Si vous vous intéressez à l’histoire des banlieues et de l’habitat social, vous pouvez lire le livre de Michel Aubouin. Quelque chose m’a frappée dans ce livre : l’auteur raconte (il y était) comment, dès le regroupement familial dans les années 70, des adolescents marocains nouvellement arrivés en banlieue en France avec leur mère pour rejoindre leur père, sont immédiatement entrés en conflit avec les filles et les profs femmes de leur établissement scolaire, se sont immédiatement montré violents avec elles, d’une violence particulière, dégradante. Pourquoi ? Il ne s’agissait pas de chômage (leurs pères travaillaient), ni de relégation et de non-mixité sociale ou ethnique (les banlieues et les collèges-lycées étaient largement mixtes à ce moment-là), ni de rejet massif de la population présente, puisque ces adolescents venaient juste d’arriver. Ils avaient simplement, et logiquement, importé leur culture, et la violence, leur violence, est venue du choc de leur culture avec une autre, libérale et individualiste, où les relations entre les hommes et les femmes, la place réelle et symbolique des femmes dans la société, n’étaient pas du tout les mêmes. C’est là où les pouvoirs publics auraient dû dire clairement « stop » et mettre certaines choses au clair avec eux et leurs parents et ne l’ont pas fait, laissant la population se dépatouiller comme elle pouvait. Ces ados ont suscité le rejet par leur comportement plus que par la couleur de leur peau ou leur origine (même si comportement et origine sont liés, sur le plan culturel, sans vouloir essentialiser mais des faits sont là). Vous pouvez appeler ce rejet « racisme », pour moi ce n’en est pas et ce rejet est logique et légitime.

Vous êtes dans ce que Hugues Lagrange appelle le déni des cultures. Si un racisme, au vrai sens du terme, et un rejet systémique peuvent être (et ils ont dû être dans un certain nombre de cas) la racine du mal, ils ne sont pas la seule. C’est plus compliqué. Un enfant peut simplement se sentir rejeté, sans l’être, parce qu’il voit bien (un enfant voit tout) qu’il y a un énorme choc, d’énormes différences de fond, entre ses parents, comment ils vivent, ce qu’ils pensent et disent, et comment on vit dans la société où il se trouve avec eux. 
« Pourquoi certains se replient sur eux mêmes et pas d’autres ? »
Tout dépend des parents en réalité.
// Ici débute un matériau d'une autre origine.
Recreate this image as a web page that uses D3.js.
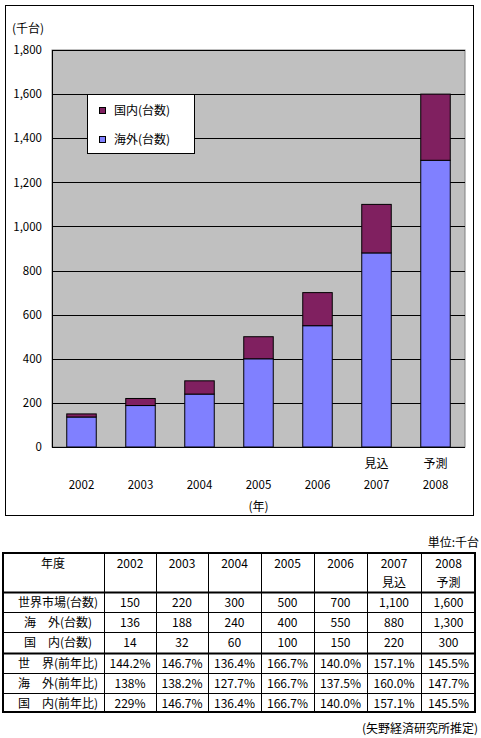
<html>
<head>
<meta charset="utf-8">
<script src="https://d3js.org/d3.v7.min.js"></script>
<style>
  body { margin: 0; background: #fff; }
  svg text { font-family: "Noto Sans CJK JP", sans-serif; fill: #000; }
</style>
</head>
<body>
<svg id="chart" width="481" height="738"></svg>
<script>
// data
const years = ["2002", "2003", "2004", "2005", "2006", "2007", "2008"];
const yearNotes = ["", "", "", "", "", "見込", "予測"];
const overseas = [136, 188, 240, 400, 550, 880, 1300];
const domestic = [14, 32, 60, 100, 150, 220, 300];
const world = [150, 220, 300, 500, 700, 1100, 1600];
const worldYoY = ["144.2%", "146.7%", "136.4%", "166.7%", "140.0%", "157.1%", "145.5%"];
const overseasYoY = ["138%", "138.2%", "127.7%", "166.7%", "137.5%", "160.0%", "147.7%"];
const domesticYoY = ["229%", "146.7%", "136.4%", "166.7%", "140.0%", "157.1%", "145.5%"];
const yTicks = [0, 200, 400, 600, 800, 1000, 1200, 1400, 1600, 1800];

const svg = d3.select("#chart");
const C_DOM = "#802060", C_OVS = "#8080ff";

// chart frame
svg.append("rect").attr("x", 5.5).attr("y", 5.5).attr("width", 468).attr("height", 510)
  .attr("fill", "#fff").attr("stroke", "#000");

const L = 52, R = 465, T = 50, B = 447;
const x = d3.scaleBand().domain(years).range([L, R]).paddingInner(0.5).paddingOuter(0.25);
const y = d3.scaleLinear().domain([0, 1800]).range([B, T]);

svg.append("rect").attr("x", L).attr("y", T).attr("width", R - L).attr("height", B - T)
  .attr("fill", "#c0c0c0").attr("stroke", "#808080");

svg.append("g").selectAll("line").data(yTicks.slice(1)).join("line")
  .attr("x1", L).attr("x2", R)
  .attr("y1", d => Math.round(y(d)) + 0.5).attr("y2", d => Math.round(y(d)) + 0.5)
  .attr("stroke", "#000");

const yAxis = svg.append("g").attr("transform", `translate(${L},0)`)
  .call(d3.axisLeft(y).tickValues(yTicks).tickFormat(d3.format(",")).tickSize(0).tickPadding(10));
yAxis.select(".domain").attr("stroke", "#000");
yAxis.selectAll("text").attr("font-size", 11.5).attr("font-family", "'Noto Sans CJK JP', sans-serif");

svg.append("line").attr("x1", L).attr("x2", R).attr("y1", B + 0.5).attr("y2", B + 0.5).attr("stroke", "#000");

// stacked bars
const stack = years.map((yr, i) => ({ yr, o: overseas[i], d: domestic[i] }));
const bars = svg.append("g");
bars.selectAll("rect.o").data(stack).join("rect").attr("class", "o")
  .attr("x", d => x(d.yr)).attr("width", x.bandwidth())
  .attr("y", d => y(d.o)).attr("height", d => y(0) - y(d.o))
  .attr("fill", C_OVS).attr("stroke", "#000");
bars.selectAll("rect.d").data(stack).join("rect").attr("class", "d")
  .attr("x", d => x(d.yr)).attr("width", x.bandwidth())
  .attr("y", d => y(d.o + d.d)).attr("height", d => y(d.o) - y(d.o + d.d))
  .attr("fill", C_DOM).attr("stroke", "#000");

// x labels
const cx = d => x(d) + x.bandwidth() / 2;
svg.append("g").selectAll("text").data(years).join("text")
  .attr("x", cx).attr("y", 489).attr("text-anchor", "middle").attr("font-size", 11.5).text(d => d);
svg.append("g").selectAll("text").data(years.filter((d, i) => yearNotes[i])).join("text")
  .attr("x", cx).attr("y", 468).attr("text-anchor", "middle").attr("font-size", 12)
  .text(d => yearNotes[years.indexOf(d)]);
svg.append("text").attr("x", cx("2005")).attr("y", 511).attr("text-anchor", "middle").attr("font-size", 12).text("(年)");
svg.append("text").attr("x", 12).attr("y", 33).attr("font-size", 12).text("(千台)");

// legend
const lg = svg.append("g").attr("transform", "translate(87,94)");
lg.append("rect").attr("x", 0.5).attr("y", 0.5).attr("width", 107).attr("height", 59).attr("fill", "#fff").attr("stroke", "#000");
[["国内(台数)", C_DOM, 17], ["海外(台数)", C_OVS, 46]].forEach(([t, c, yy]) => {
  lg.append("rect").attr("x", 12.5).attr("y", yy - 3.5).attr("width", 6).attr("height", 6).attr("fill", c).attr("stroke", "#000");
  lg.append("text").attr("x", 27).attr("y", yy + 4).attr("font-size", 12).text(t);
});

// table
const colX = [2, 104, 156, 208, 261, 314, 367, 421, 476];
const rowY = [552, 592, 612, 632, 653, 673, 693, 713];
const rows = [
  ["世界市場(台数)", world.map(d3.format(","))],
  ["海　外(台数)", overseas.map(d3.format(","))],
  ["国　内(台数)", domestic.map(d3.format(","))],
  ["世　界(前年比)", worldYoY],
  ["海　外(前年比)", overseasYoY],
  ["国　内(前年比)", domesticYoY]
];
const tb = svg.append("g");
svg.append("text").attr("x", 479).attr("y", 547).attr("text-anchor", "end").attr("font-size", 12).text("単位:千台");

// grid lines
tb.selectAll("line.v").data(colX.slice(1, -1)).join("line").attr("class", "v")
  .attr("x1", d => d + 0.5).attr("x2", d => d + 0.5).attr("y1", rowY[0]).attr("y2", rowY[7]).attr("stroke", "#000");
tb.selectAll("line.h").data(rowY.slice(1, -1)).join("line").attr("class", "h")
  .attr("x1", colX[0]).attr("x2", colX[8]).attr("y1", d => d + 0.5).attr("y2", d => d + 0.5)
  .attr("stroke", "#000").attr("stroke-width", (d, i) => (i === 0 || i === 3) ? 2 : 1);
tb.append("rect").attr("x", colX[0] + 1).attr("y", rowY[0] + 1).attr("width", colX[8] - colX[0] - 2).attr("height", rowY[7] - rowY[0] - 2)
  .attr("fill", "none").attr("stroke", "#000").attr("stroke-width", 2);

const mid = i => (colX[i] + colX[i + 1]) / 2;
tb.append("text").attr("x", mid(0)).attr("y", 568).attr("text-anchor", "middle").attr("font-size", 12).text("年度");
years.forEach((yr, i) => {
  tb.append("text").attr("x", mid(i + 1)).attr("y", 568).attr("text-anchor", "middle").attr("font-size", 12).text(yr);
  if (yearNotes[i]) tb.append("text").attr("x", mid(i + 1)).attr("y", 587).attr("text-anchor", "middle").attr("font-size", 12).text(yearNotes[i]);
});
rows.forEach(([label, vals], r) => {
  const ty = (rowY[r + 1] + rowY[r + 2]) / 2 + 4.5;
  tb.append("text").attr("x", mid(0) + 5).attr("y", ty).attr("text-anchor", "middle").attr("font-size", 12).text(label);
  vals.forEach((v, i) => {
    tb.append("text").attr("x", mid(i + 1)).attr("y", ty).attr("text-anchor", "middle").attr("font-size", 12).text(v);
  });
});
svg.append("text").attr("x", 478).attr("y", 733).attr("text-anchor", "end").attr("font-size", 12).text("(矢野経済研究所推定)");
</script>
</body>
</html>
De leur capacité et/ou de leur envie de faire partie de cette société dans laquelle ils arrivent, avec sa culture et ses codes qui sont pour partie différents des leurs à l’origine, leur envie de voir leurs enfants s’y adapter pour y vivre le mieux possible, malgré les obstacles et le racisme. En fait, je suis convaincue que ce sont des ressorts psychologiques et affectifs profonds bien plus qu’économiques qui déterminent le repli sur soi ou l’ouverture à l’autre. Des enfants d’immigrés maghrébins très pauvres ont réussi et sont devenus médecins ou avocats. C’est la capacité des parents à encaisser le choc culturel qu’ils vivent dans le pays d’accueil, à le vivre sans qu’il ne provoque une sorte de dislocation mentale, qui détermine l’avenir des enfants. Plus la culture d’origine est éloignée ou contraire à la culture d’accueil, plus le choc est grand et l’adaptation difficile, donc plus le risque d’échec est grand, donc plus le rejet de la population « de souche » (? la souche, c’est le cœur plus que l’origine) grandit en parallèle. Prenez un cercle et caressez-le, il deviendra vicieux, disait je ne sais plus qui. Dans cette dimension culturelle, la symbolique de la femme (désolée, j’y reviens), est centrale. On en revient au déni des cultures d’Hugues Lagrange, et à la faute grave des pouvoirs publics de l’avoir pratiqué et de le pratiquer encore.

Pour revenir à votre anecdote sur vous voilée dans un resto parisien et les regards hostiles que vous avez reçus...ben oui, on est en droit d’avoir ce genre de regard quand on sait ça, ou que des femmes dans certains pays risquent carrément la prison si elles enlèvent ce truc sur leur tête, ou que des petites filles de 3 ans sont voilées en France, ce qui est un pur scandale de sexualiser ainsi le corps (et l’âme surtout) d’une petite fille, à mettre au même niveau que les concours de Mini Miss aux US. Eh oui, ne vous déplaise, il y a une certaine résistance au voile en France, à ce qu’il signifie vraiment quand on veut nous faire croire que c’est juste un petit bout de tissu anodin (tu parles...), mais pas qu’en France, dans la société québécoise aussi par exemple, et même...même dans les pays musulmans (Dieu est grand, finalement).

Je vais arrêter cette discussion car je n’ai plus trop le temps de m’y consacrer, et que le sujet est tellement complexe (et mondial en plus) qu’il ne se traite pas à coups de commentaires sur un forum, même si c’est plutôt agréable de discuter avec quelqu’un qui semble ouvert aux arguments des autres (j’essaie de l’être aussi). Mais il y a certains sujets sur lesquels les gens irrémédiablement ne seront pas d’accord, c’est la vie.